Cobbett was an English radical pamphleteer, journalist, author, politician and farmer born. in Farnham Surrey. This article is from the Parish Magazine, October 2023, where Jackie Rickenberg reveals the author's 'slight obsession with turnips'!
The following piece is from an article headlined “Delights on Thursley History”, date, author
and origin unknown
.
William Cobbett at Thursley
One of the best-known writers who have visited Thursley was William Cobbett, the author of “Rural Rides”. Cobbett was born in 1762 at The Jolly Farmer in Farnham, and this was, therefore, more or less his home county. He spent some time in America and on his return wrote many political and other pamphlets. He was an ardent reformer, and never hesitated to say exactly what he thought. Any cause he took up he championed with his whole soul.
At the beginning of the last century a mighty controversy was raging in farming circles as to whether seeds should be sown, broadcast (a method of seeding that involves scattering seed over a relatively large area) or drilled.

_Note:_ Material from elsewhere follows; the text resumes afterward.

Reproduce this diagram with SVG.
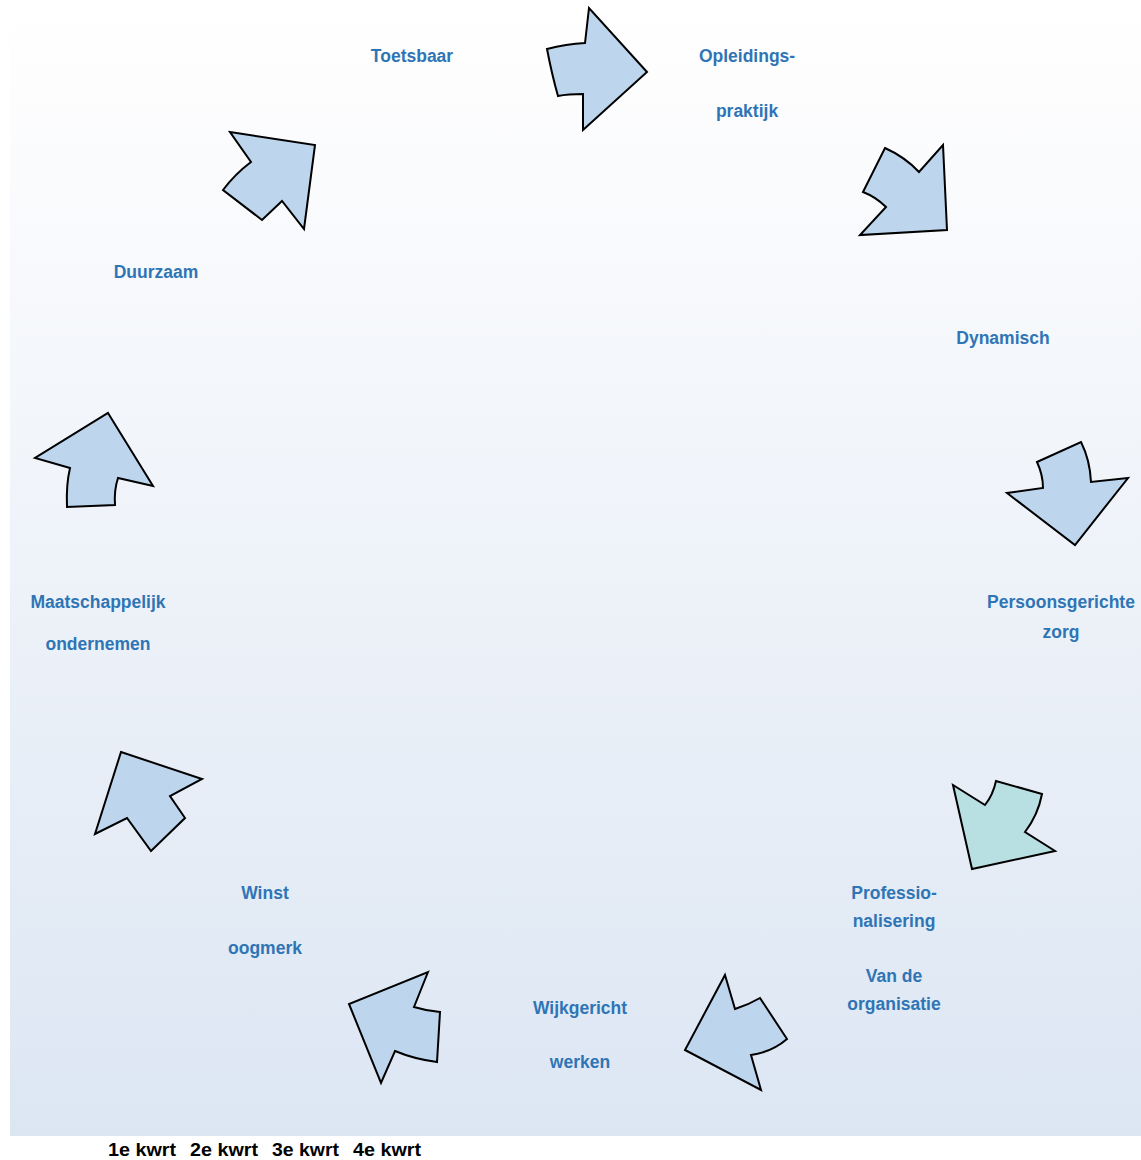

Cobbett believed in drilling and recommended this method as he went up and down the country. In the course of his rides, he frequently came to Thursley, where he stayed with his friend Mr Knowles (at Heath Hall). He always mentions Thursley as “this beautiful village” and he describes the land as “some of the very best barley-land in the kingdom………finer barley and turnip land it is impossible to see”. But Thursley farmers would broadcast their turnips. On August 7th 1823, he writes “The turnips cannot fail to be good in such a season and on such land; yet the farmers are most dreadfully tormented with the weeds, and with the super-abundant turnips. They have sown their fields broadcast; they have no means of destroying the weeds by the plough”. Two days later he contrasts the crops here with those in Reigate, where they followed his advice and drilled their turnips. “At Thursley I left the turnip-hoers poking and pulling and mudding about the weeds, and wholly incapable, after all, of putting the turnips in anything like the state in which they ought to be…… In leaving Reigate this morning I saw a field of Swedish turnips, drilled upon ridges at about four feet distance, the whole field as clean as the cleanest of garden ground. A crop twice as large as any in the parish of Thursley. It seems strange, that men are not to be convinced of the advantage of the row-culture for turnips”.
Cobbett was also an enthusiastic admirer of the locust or acacia tree, and introduced it from America. This is a very hard wood and was valuable for making pins for ship building. He persuaded Mr Knowles to plant some, and he himself planted those which still stand opposite the Post Office at Thursley. Although Cobbett brought in these trees for patriotic reasons, they were never required, for iron had replaced wood for ship building before they were mature.